Task details: Wherever the word "with" turns up in a line of the entries, copy that line.

Supplied material:
((

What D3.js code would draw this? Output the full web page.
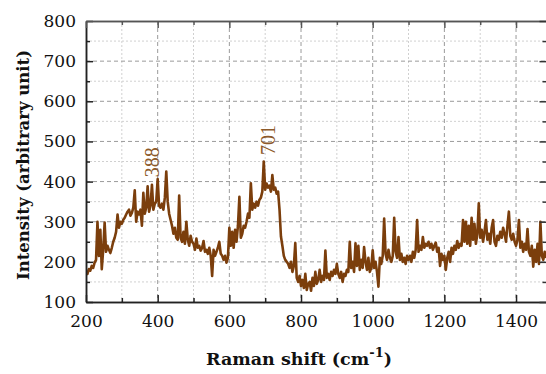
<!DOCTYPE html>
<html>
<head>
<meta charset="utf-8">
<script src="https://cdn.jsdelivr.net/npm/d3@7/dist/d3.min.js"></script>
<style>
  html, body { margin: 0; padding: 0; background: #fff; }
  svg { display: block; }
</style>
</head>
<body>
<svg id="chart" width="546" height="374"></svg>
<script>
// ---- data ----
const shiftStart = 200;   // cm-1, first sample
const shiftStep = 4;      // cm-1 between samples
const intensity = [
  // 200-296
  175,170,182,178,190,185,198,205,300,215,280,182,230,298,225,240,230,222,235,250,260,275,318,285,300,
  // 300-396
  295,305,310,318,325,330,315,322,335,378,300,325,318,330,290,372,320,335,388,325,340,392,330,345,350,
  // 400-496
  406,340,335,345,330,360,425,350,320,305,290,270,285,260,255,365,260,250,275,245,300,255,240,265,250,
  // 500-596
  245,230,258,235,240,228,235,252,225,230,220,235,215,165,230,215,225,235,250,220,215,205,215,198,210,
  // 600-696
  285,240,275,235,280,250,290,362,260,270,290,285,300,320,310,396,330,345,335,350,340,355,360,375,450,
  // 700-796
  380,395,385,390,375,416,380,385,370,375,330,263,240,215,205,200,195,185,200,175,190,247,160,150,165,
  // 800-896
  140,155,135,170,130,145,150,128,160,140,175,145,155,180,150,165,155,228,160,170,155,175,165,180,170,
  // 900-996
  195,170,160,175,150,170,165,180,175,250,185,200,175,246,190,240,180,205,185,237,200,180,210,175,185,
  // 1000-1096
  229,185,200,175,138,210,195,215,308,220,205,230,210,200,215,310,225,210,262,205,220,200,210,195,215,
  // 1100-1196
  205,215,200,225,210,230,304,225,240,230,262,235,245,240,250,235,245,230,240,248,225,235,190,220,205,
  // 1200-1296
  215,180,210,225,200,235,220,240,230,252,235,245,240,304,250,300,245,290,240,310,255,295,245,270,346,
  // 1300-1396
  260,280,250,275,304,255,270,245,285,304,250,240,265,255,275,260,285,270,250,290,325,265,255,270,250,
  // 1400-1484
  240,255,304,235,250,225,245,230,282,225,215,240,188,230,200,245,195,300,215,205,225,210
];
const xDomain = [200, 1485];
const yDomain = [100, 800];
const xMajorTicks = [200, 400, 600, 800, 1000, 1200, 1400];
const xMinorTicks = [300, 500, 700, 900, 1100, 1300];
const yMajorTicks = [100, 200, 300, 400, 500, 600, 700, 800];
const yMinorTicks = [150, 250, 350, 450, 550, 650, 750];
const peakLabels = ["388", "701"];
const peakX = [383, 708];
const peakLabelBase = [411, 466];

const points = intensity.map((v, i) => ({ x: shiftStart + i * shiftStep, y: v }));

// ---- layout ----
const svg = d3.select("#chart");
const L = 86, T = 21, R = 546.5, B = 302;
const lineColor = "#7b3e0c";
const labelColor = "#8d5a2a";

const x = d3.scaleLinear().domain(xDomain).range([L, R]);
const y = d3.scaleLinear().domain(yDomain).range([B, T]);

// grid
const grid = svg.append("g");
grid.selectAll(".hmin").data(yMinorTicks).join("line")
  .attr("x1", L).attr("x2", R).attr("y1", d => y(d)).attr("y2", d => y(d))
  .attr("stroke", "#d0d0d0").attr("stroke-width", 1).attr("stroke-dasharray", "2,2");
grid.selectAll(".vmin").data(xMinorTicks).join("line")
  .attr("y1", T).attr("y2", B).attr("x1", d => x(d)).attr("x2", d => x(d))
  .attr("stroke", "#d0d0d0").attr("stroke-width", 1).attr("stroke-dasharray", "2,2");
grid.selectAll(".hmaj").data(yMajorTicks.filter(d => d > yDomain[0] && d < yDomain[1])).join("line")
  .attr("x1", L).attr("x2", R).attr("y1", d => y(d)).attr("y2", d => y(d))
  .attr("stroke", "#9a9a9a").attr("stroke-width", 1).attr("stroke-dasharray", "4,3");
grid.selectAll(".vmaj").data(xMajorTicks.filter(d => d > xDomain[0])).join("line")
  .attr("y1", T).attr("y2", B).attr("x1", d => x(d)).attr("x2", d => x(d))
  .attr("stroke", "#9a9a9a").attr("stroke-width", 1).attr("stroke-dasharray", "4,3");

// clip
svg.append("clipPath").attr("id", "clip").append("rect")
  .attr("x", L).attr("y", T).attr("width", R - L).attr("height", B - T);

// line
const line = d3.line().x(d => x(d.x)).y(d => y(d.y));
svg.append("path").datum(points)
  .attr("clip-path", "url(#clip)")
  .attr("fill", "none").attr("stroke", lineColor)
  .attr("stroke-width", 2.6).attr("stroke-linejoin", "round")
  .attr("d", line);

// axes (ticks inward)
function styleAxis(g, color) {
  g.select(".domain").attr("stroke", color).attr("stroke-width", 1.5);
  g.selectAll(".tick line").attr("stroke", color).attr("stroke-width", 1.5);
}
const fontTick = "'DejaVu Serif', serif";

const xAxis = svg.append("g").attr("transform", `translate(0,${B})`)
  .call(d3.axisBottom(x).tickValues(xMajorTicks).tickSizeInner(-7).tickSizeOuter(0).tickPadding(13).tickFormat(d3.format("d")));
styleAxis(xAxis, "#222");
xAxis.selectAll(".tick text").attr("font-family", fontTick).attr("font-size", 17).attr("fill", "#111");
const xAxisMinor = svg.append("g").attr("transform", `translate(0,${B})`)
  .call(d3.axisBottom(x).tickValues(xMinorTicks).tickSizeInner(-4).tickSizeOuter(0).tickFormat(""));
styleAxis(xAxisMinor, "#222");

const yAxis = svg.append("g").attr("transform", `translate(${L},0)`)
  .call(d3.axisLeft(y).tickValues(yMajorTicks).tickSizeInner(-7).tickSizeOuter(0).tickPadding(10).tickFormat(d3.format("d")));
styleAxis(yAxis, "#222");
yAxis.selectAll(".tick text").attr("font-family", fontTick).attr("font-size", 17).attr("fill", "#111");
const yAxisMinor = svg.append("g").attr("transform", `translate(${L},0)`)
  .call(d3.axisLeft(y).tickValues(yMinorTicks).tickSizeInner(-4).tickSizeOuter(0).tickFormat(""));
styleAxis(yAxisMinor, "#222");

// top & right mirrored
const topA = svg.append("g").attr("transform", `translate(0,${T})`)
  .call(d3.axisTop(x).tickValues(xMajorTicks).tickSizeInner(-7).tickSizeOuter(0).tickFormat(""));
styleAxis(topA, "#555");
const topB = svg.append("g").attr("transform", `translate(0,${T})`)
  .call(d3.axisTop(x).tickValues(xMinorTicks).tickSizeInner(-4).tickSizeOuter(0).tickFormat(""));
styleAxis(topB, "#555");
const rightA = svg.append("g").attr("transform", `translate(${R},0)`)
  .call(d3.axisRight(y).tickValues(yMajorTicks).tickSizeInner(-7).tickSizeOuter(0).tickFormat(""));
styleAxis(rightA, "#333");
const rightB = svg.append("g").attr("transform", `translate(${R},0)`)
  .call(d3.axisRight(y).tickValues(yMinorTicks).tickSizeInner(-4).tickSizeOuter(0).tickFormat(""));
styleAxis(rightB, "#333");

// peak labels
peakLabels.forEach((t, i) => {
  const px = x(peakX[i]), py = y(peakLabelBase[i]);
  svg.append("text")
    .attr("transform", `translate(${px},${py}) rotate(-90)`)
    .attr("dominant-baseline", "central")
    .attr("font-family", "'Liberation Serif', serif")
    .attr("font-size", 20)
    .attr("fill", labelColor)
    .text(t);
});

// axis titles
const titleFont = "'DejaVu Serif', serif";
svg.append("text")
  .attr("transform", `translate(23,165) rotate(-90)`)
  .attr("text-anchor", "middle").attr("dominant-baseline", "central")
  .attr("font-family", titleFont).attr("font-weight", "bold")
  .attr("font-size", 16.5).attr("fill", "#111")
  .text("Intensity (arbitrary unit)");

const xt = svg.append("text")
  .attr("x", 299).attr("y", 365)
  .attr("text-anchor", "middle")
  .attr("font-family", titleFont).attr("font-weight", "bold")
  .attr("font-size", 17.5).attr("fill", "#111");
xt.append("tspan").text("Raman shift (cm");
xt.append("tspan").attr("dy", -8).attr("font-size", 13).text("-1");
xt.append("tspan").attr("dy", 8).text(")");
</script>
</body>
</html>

))
((

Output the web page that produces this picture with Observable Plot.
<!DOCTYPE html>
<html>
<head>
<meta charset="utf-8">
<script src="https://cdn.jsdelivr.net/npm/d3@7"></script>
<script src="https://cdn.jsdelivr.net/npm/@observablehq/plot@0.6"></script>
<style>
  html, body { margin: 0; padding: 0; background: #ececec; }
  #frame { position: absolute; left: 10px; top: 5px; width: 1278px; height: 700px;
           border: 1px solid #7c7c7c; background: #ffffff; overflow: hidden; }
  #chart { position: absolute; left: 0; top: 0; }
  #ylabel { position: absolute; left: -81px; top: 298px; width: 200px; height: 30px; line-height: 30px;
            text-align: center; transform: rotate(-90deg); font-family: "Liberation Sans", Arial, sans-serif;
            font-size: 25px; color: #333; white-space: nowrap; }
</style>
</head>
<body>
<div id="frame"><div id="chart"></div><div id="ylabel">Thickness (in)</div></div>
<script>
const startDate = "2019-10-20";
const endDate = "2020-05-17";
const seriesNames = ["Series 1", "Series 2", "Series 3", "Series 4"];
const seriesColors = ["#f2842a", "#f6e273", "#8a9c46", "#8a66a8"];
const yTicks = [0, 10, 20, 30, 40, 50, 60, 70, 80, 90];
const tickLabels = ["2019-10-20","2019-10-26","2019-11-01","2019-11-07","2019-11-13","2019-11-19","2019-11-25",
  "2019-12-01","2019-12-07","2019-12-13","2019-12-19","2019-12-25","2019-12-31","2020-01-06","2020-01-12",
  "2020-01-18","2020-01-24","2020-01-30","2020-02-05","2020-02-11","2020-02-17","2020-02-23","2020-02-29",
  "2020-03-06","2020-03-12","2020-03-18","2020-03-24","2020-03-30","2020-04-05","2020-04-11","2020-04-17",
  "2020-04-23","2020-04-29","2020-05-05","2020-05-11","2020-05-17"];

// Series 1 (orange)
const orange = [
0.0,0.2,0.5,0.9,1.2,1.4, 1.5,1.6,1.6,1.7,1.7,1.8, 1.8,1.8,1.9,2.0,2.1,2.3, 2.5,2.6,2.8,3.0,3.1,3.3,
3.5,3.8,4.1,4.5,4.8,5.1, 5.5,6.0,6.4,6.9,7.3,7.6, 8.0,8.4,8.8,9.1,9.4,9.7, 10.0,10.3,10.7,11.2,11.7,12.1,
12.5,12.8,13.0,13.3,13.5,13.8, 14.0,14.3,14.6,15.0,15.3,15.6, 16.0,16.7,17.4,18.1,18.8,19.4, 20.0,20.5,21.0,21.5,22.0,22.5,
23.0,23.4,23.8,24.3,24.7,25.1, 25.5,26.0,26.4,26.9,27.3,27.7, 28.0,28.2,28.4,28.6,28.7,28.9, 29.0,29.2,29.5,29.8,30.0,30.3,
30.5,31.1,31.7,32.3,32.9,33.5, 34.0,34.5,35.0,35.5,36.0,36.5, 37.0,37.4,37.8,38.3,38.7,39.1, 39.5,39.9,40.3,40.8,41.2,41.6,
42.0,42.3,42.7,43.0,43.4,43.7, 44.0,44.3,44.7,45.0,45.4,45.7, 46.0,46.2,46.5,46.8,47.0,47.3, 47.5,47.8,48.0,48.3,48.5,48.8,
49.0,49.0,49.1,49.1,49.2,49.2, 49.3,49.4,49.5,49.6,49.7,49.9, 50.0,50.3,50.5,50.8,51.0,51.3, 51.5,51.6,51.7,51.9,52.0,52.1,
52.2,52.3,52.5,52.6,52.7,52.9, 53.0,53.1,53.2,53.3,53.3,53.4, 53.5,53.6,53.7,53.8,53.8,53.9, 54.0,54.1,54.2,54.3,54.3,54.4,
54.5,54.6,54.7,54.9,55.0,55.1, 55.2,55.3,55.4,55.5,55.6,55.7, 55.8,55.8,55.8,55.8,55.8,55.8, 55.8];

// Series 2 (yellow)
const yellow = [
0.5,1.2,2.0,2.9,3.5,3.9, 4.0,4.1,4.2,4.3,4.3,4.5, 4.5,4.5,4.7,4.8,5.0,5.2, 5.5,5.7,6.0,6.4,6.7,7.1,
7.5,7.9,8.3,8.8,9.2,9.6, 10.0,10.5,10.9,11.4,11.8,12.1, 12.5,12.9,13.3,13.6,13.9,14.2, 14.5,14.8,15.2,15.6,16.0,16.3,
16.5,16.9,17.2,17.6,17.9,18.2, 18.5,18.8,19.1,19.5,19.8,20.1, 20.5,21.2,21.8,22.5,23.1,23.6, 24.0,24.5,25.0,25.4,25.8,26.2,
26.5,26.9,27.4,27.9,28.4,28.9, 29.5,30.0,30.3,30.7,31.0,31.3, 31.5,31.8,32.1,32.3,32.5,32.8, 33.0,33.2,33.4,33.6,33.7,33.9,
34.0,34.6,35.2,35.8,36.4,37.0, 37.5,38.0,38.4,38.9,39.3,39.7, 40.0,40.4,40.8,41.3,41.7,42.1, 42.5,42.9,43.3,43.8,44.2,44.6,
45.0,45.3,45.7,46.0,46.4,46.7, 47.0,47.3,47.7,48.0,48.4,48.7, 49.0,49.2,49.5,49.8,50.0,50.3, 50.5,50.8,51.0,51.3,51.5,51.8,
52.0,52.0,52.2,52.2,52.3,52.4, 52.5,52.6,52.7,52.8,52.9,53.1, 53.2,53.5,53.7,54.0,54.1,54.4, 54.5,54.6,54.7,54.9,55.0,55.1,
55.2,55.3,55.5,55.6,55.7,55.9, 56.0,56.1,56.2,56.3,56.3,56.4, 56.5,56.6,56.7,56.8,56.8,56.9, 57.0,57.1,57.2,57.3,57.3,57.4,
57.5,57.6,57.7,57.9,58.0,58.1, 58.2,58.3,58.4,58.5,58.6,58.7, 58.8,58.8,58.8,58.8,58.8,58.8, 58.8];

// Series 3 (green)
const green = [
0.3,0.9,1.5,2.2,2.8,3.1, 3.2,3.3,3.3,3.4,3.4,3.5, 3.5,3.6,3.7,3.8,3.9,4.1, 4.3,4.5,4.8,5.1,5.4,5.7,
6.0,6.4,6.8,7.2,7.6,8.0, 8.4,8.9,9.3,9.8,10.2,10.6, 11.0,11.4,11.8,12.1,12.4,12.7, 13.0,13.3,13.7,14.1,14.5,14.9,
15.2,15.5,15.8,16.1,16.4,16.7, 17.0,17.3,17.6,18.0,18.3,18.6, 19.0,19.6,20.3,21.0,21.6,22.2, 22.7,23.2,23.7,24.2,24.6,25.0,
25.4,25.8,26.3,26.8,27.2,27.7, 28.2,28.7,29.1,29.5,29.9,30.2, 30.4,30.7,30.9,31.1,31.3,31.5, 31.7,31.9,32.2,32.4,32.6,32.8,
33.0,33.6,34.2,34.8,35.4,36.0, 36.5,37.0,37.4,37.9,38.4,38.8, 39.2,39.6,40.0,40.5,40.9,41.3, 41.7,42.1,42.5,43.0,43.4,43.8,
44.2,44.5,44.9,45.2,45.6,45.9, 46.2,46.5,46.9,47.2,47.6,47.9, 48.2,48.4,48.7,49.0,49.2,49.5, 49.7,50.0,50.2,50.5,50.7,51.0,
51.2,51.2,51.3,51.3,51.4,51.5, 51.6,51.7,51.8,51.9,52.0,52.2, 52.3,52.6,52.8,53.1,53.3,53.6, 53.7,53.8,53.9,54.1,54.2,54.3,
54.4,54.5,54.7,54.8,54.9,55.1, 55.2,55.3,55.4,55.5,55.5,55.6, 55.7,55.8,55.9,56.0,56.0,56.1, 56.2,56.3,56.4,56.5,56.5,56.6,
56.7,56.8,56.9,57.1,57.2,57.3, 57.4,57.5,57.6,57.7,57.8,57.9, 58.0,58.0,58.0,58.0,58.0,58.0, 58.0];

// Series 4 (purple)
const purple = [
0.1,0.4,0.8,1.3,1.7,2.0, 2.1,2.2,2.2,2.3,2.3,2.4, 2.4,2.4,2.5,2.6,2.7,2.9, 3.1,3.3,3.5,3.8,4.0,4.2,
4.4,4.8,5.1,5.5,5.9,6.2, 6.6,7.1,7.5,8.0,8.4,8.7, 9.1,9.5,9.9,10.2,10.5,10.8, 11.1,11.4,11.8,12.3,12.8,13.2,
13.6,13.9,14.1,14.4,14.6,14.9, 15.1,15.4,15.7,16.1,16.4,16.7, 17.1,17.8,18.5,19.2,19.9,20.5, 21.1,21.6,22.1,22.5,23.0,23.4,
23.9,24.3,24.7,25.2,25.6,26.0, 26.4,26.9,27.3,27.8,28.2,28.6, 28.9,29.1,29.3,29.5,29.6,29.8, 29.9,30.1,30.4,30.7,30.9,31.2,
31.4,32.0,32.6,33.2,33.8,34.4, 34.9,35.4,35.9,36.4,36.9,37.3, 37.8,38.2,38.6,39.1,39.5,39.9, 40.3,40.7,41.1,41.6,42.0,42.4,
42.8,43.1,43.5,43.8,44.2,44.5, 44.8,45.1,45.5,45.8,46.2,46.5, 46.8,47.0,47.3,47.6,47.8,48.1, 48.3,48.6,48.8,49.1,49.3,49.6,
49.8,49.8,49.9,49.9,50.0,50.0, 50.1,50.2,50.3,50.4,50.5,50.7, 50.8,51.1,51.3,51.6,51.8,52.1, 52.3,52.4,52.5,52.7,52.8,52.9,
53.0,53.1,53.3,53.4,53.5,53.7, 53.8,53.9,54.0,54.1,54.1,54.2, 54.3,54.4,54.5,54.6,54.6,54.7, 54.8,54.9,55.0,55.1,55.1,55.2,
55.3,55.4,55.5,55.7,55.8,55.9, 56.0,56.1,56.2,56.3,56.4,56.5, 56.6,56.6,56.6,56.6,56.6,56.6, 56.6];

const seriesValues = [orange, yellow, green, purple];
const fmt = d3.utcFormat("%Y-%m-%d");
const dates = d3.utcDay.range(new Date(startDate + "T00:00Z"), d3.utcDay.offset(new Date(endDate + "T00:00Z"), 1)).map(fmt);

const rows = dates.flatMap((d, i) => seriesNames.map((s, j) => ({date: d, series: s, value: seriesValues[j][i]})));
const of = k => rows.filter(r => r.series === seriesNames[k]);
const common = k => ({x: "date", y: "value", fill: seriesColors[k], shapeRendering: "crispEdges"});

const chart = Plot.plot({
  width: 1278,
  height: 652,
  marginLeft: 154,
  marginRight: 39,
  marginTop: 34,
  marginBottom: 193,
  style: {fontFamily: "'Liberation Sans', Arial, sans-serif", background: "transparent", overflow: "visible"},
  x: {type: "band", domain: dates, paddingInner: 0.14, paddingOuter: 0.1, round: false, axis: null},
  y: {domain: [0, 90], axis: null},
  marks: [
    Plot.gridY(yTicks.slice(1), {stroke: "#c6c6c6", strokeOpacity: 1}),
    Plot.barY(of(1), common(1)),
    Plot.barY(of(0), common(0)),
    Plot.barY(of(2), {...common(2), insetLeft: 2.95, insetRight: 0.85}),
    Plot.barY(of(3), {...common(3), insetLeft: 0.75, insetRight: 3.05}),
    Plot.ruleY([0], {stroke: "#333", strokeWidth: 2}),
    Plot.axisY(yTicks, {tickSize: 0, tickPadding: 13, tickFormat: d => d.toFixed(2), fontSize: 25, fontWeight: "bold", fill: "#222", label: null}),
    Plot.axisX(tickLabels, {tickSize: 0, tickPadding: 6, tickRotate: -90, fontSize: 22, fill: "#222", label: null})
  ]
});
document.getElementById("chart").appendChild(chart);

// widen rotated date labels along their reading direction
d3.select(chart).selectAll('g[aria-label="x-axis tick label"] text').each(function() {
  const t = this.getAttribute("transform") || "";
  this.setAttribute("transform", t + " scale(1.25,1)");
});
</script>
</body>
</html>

))
((

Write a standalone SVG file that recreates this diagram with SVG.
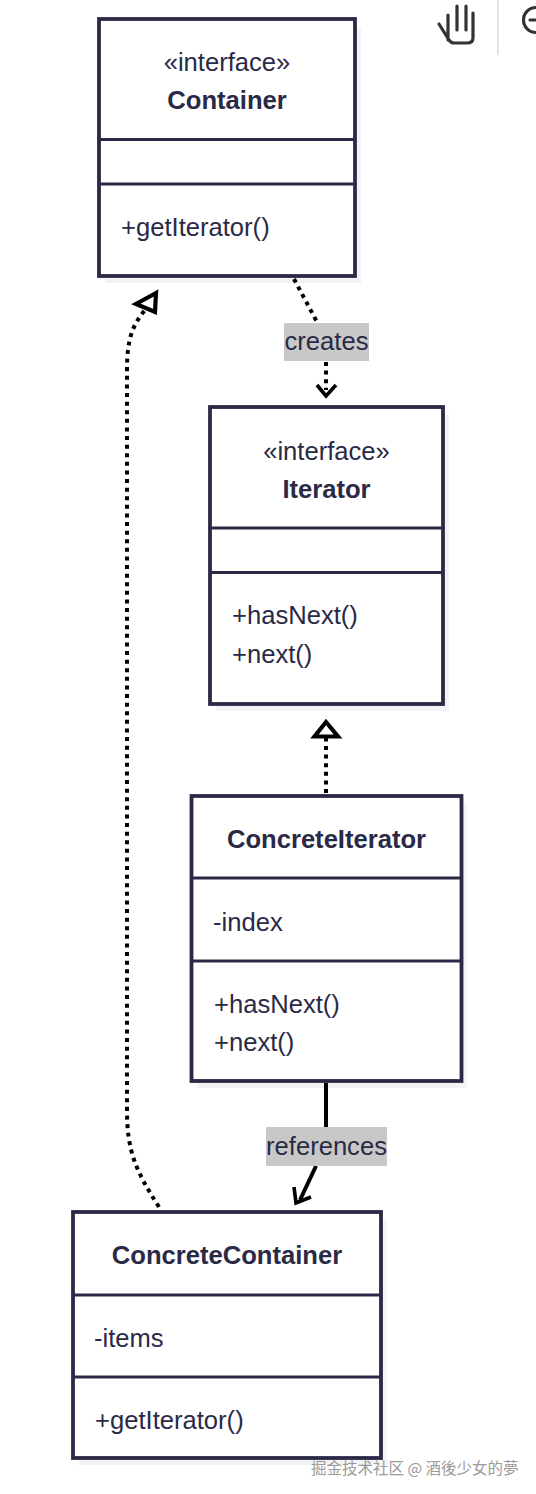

))

Result:
Output the web page that produces this picture with Observable Plot.
Write a standalone SVG file that recreates this diagram with SVG.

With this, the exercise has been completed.